Выбрать главу

Мне скажут, что подобная концепция — отнюдь не изобретение лично Швейцер. Она лишь следует за самой Цветаевой, за ее словом, отчетливее и выразительнее всего прозвучавшем в очерке “Искусство при свете совести” — своеобразном цветаевском манифесте равно как о поэзии, так и о совести (нравственности).

“Искусство при свете совести” — один из самых выдающихся, с точки зрения мысли, образчиков цветаевского гения. Современники упрекали эту работу в излишней субъективности, “передергивании”, отсутствии логики, истеричности и декадентстве. Все это абсолютно не так. Очерк выстроен с математической точностью формулы, что отнюдь не всегда характерно для Цветаевой. Но здесь тот самый случай в ее творчестве, когда вариативность толкования неуместна. Это было меньше всего именно “творчество”, это было жизненное — поэтическое — кредо (свидетельством чему цветаевские письма того периода, обращенные к С. Н. Андронниковой-Гальперн, А. Тесковой, Ю. Иваску и другим).

“Искусство при свете совести” не просто не оставляет равнодушным любого читателя, “для кого Бог — грех — святость — есть ”, оно изумляет. Цветаева выводит поэта из круга нравственности, полагая литературное ремесло безнравственным — изначально (“Если хочешь служить Богу или людям, вообще хочешь служить, делать дело добра, поступай в Армию Спасения или еще куда-нибудь — и брось стихи ”). Как всегда, в случае с Цветаевой возникает искушение трактовать — наоборот, сказала — так, потому что имела в виду — была убеждена! — в обратном. Ничего похожего. Ибо весь строй очерка подчинен тому, чтобы в конце вывести именно эту формулу.
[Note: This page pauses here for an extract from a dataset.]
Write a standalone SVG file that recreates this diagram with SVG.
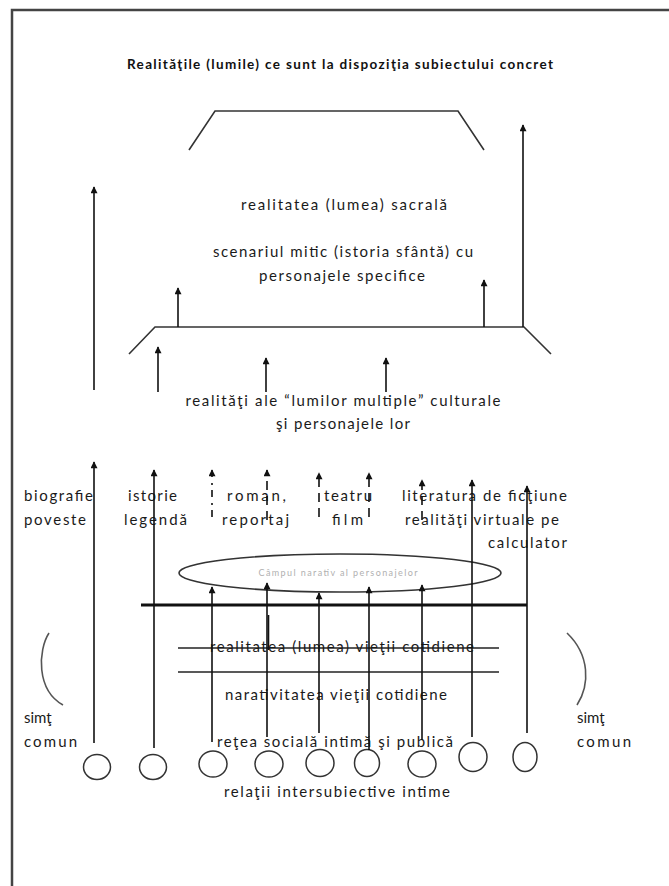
<svg xmlns="http://www.w3.org/2000/svg" width="669" height="886" viewBox="0 0 669 886">
  <style>
    .bg { fill: #ffffff; }
    .frame { fill: none; stroke: #444; stroke-width: 2.5; }
    .shape { fill: none; stroke: #333; stroke-width: 1.6; }
    .thick { fill: none; stroke: #111; stroke-width: 3.2; }
    .thin { fill: none; stroke: #222; stroke-width: 1.4; }
    .arrow { fill: none; stroke: #111; stroke-width: 1.6; marker-end: url(#head); }
    .dash { stroke-dasharray: 9 6; }
    .dashdot { stroke-dasharray: 7 5 2 6; }
    .plain { fill: none; stroke: #111; stroke-width: 1.6; }
    .paren { fill: none; stroke: #555; stroke-width: 1.6; }
    .circle { fill: none; stroke: #333; stroke-width: 1.5; }
    .t { font-family: Lato, "Open Sans", "Liberation Sans", sans-serif; font-size: 15px; fill: #1a1a1a; }
    .c { text-anchor: middle; }
    .title { font-family: Lato, "Liberation Sans", sans-serif; font-size: 13.5px; font-weight: bold; fill: #111; text-anchor: middle; }
    .small { font-family: Lato, "Liberation Sans", sans-serif; font-size: 9px; fill: #b0b0b0; text-anchor: middle; }
  </style>
  <defs>
    <marker id="head" viewBox="0 0 10 10" refX="9" refY="5" markerWidth="8" markerHeight="7" markerUnits="userSpaceOnUse" orient="auto">
      <path d="M0,0 L10,5 L0,10 z" fill="#111"/>
    </marker>
  </defs>

  <rect class="bg" x="0" y="0" width="669" height="886"/>

  <!-- page frame (left and top edges) -->
  <path class="frame" d="M12,886 L12,10 L669,10"/>

  <!-- heading -->
  <g id="title">
    <text class="title" x="340" y="69" textLength="426" lengthAdjust="spacing">Realităţile (lumile) ce sunt la dispoziţia subiectului concret</text>
  </g>

  <!-- sacred world level -->
  <g id="sacred">
    <polyline class="shape" points="189,150 215,111 458,111 484,150"/>
    <text class="t c" x="344" y="210" textLength="206" lengthAdjust="spacing">realitatea (lumea) sacrală</text>
    <text class="t c" x="343" y="257" textLength="260" lengthAdjust="spacing">scenariul mitic (istoria sfântă) cu</text>
    <text class="t c" x="342" y="281" textLength="166" lengthAdjust="spacing">personajele specifice</text>
  </g>

  <!-- cultural multiple worlds level -->
  <g id="cultural">
    <polyline class="shape" points="129,354 155,327 524,327 551,354"/>
    <text class="t c" x="343" y="406" textLength="315" lengthAdjust="spacing">realităţi ale “lumilor multiple” culturale</text>
    <text class="t c" x="343" y="429" textLength="134" lengthAdjust="spacing">şi personajele lor</text>
  </g>

  <!-- genre labels -->
  <g id="genre-biografie">
    <text class="t" x="24" y="501" textLength="69" lengthAdjust="spacing">biografie</text>
    <text class="t" x="24" y="525" textLength="62" lengthAdjust="spacing">poveste</text>
  </g>
  <g id="genre-istorie">
    <text class="t" x="128" y="501" textLength="49" lengthAdjust="spacing">istorie</text>
    <text class="t" x="124" y="525" textLength="63" lengthAdjust="spacing">legendă</text>
  </g>
  <g id="genre-roman">
    <text class="t" x="227" y="501" textLength="59" lengthAdjust="spacing">roman,</text>
    <text class="t" x="222" y="525" textLength="67" lengthAdjust="spacing">reportaj</text>
  </g>
  <g id="genre-teatru">
    <text class="t" x="324" y="501" textLength="48" lengthAdjust="spacing">teatru</text>
    <text class="t" x="332" y="525" textLength="31" lengthAdjust="spacing">film</text>
  </g>
  <g id="genre-literatura">
    <text class="t" x="402" y="501" textLength="165" lengthAdjust="spacing">literatura de ficţiune</text>
    <text class="t" x="405" y="525" textLength="154" lengthAdjust="spacing">realităţi virtuale pe</text>
    <text class="t" x="488" y="548" textLength="79" lengthAdjust="spacing">calculator</text>
  </g>

  <!-- narrative field of characters -->
  <g id="narrative-field">
    <ellipse class="shape" cx="340" cy="573" rx="161" ry="19"/>
    <text class="small" x="338" y="576" textLength="159" lengthAdjust="spacing">Câmpul narativ al personajelor</text>
  </g>

  <!-- everyday life level -->
  <g id="everyday">
    <line class="thick" x1="141" y1="605" x2="527" y2="605"/>
    <line class="thin" x1="178" y1="648" x2="499" y2="648"/>
    <line class="thin" x1="178" y1="672" x2="499" y2="672"/>
    <text class="t c" x="342" y="652" textLength="264" lengthAdjust="spacing">realitatea (lumea) vieţii cotidiene</text>
    <text class="t c" x="336" y="700" textLength="222" lengthAdjust="spacing">narativitatea vieţii cotidiene</text>
    <text class="t c" x="335" y="747" textLength="236" lengthAdjust="spacing">reţea socială intimă şi publică</text>
    <text class="t c" x="337" y="797" textLength="226" lengthAdjust="spacing">relaţii intersubiective intime</text>
  </g>

  <!-- common sense brackets -->
  <g id="common-sense-left">
    <path class="paren" d="M49,633 C38,650 36,690 63,705"/>
    <text class="t" x="24" y="723">simţ</text>
    <text class="t" x="24" y="747" textLength="53" lengthAdjust="spacing">comun</text>
  </g>
  <g id="common-sense-right">
    <path class="paren" d="M567,633 C590,655 590,685 577,705"/>
    <text class="t" x="577" y="723">simţ</text>
    <text class="t" x="577" y="747" textLength="54" lengthAdjust="spacing">comun</text>
  </g>

  <!-- subjects -->
  <g id="subjects">
    <ellipse class="circle" cx="97" cy="767" rx="13.5" ry="12.5"/>
    <ellipse class="circle" cx="153" cy="767" rx="13.5" ry="12.5"/>
    <ellipse class="circle" cx="213" cy="764" rx="14" ry="13"/>
    <ellipse class="circle" cx="269" cy="764" rx="14" ry="13"/>
    <ellipse class="circle" cx="320" cy="763" rx="14" ry="13.5"/>
    <ellipse class="circle" cx="367" cy="763" rx="12.5" ry="13.5"/>
    <ellipse class="circle" cx="422" cy="764" rx="14" ry="13"/>
    <ellipse class="circle" cx="473" cy="757" rx="14" ry="14.5"/>
    <ellipse class="circle" cx="525" cy="757" rx="12" ry="14.5"/>
  </g>

  <!-- connectors -->
  <g id="connectors">
    <!-- upper level arrows -->
    <line class="arrow" x1="94" y1="390" x2="94" y2="187"/>
    <line class="arrow" x1="523" y1="327" x2="523" y2="125"/>
    <line class="arrow" x1="178" y1="327" x2="178" y2="288"/>
    <line class="arrow" x1="484" y1="327" x2="484" y2="280"/>
    <line class="arrow" x1="158" y1="392" x2="158" y2="347"/>
    <line class="arrow" x1="266" y1="392" x2="266" y2="358"/>
    <line class="arrow" x1="386" y1="392" x2="386" y2="358"/>

    <!-- subjects to genres -->
    <line class="arrow" x1="94" y1="743" x2="94" y2="462"/>
    <line class="arrow" x1="154" y1="748" x2="154" y2="470"/>
    <line class="arrow" x1="472" y1="737" x2="472" y2="480"/>
    <line class="arrow" x1="527" y1="733" x2="527" y2="486"/>

    <!-- subjects to narrative field -->
    <line class="arrow" x1="212" y1="742" x2="212" y2="587"/>
    <line class="arrow" x1="267" y1="737" x2="267" y2="583"/>
    <line class="arrow" x1="319" y1="733" x2="319" y2="593"/>
    <line class="arrow" x1="369" y1="750" x2="369" y2="587"/>
    <line class="arrow" x1="422" y1="740" x2="422" y2="585"/>
    <line class="plain" x1="268.5" y1="615" x2="268.5" y2="650"/>

    <!-- narrative genres (broken arrows) -->
    <line class="arrow dashdot" x1="212" y1="517" x2="212" y2="470"/>
    <line class="arrow dash" x1="267" y1="520" x2="267" y2="470"/>
    <line class="arrow dash" x1="319" y1="517" x2="319" y2="473"/>
    <line class="arrow dash" x1="369" y1="517" x2="369" y2="473"/>
    <line class="arrow dash" x1="422" y1="520" x2="422" y2="480"/>
  </g>
</svg>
Как развивается ее мысль? Причудливо, прихотливо, местами — победно-красиво, но всегда в соответствии со строгой логикой. Начиная с безвинности Гёте (вечный камень преткновения для “моралистов” с гётевскими “Страданиями юного Вертера” и последовавшей за книгой волной самоубийств) как “художника” и виновности “как человека”, она в конце концов — говоря уже о себе — приходит все-таки если не к виновности, то к ответственности вообще, художника и человека не разделяя (“Зная большее, творю меньшее. Посему мне прощенья нет. Только с таких, как я, на Страшном суде совести и спросится”). Но почему, понимая это, так явно “грешит”? Объясняет — в том числе и самой последней (в цветаевской мифологеме — самой важной!) строчкой своей работы: “если есть Страшный суд слова — на нем я чиста”. Итак, Суд слова не “ниже” (или не менее важен) Божьего суда. Бог и слово. Быть может, Цветаева утверждает божественность слова (таланта) вообще? Нет. Абсолютную метафизичность — утверждает, но не божественность. Поэзия как творческий процесс — это “наитие стихий”, не ты вещь пишешь, а она тебя “пишет” — “Бывает… пишу вещь против разума и совести. По желанию вещи, но против своей воли”. Цветаева, кажется, совершенно не сомневается в природе этих стихий: “...когда я пишу своего Мболодца — любовь упыря к девушке и девушки к упырю, — я никакому Богу не служу: знаю, какому Богу служу”. На первый взгляд, она не отрицает того, что поэтом может водить и “высокая” (истинно духовная) стихия, признавая Христа входящим “в сонм богов” любого поэта. Она даже приводит стихи монашки Новодевичьего монастыря, “стихи… любимые из всех, которые когда-либо читала, когда-либо писала”, “любимые из всех на земле” — “когда после них читаю (или пишу) свои, ничего не ощущаю, кроме стыда”.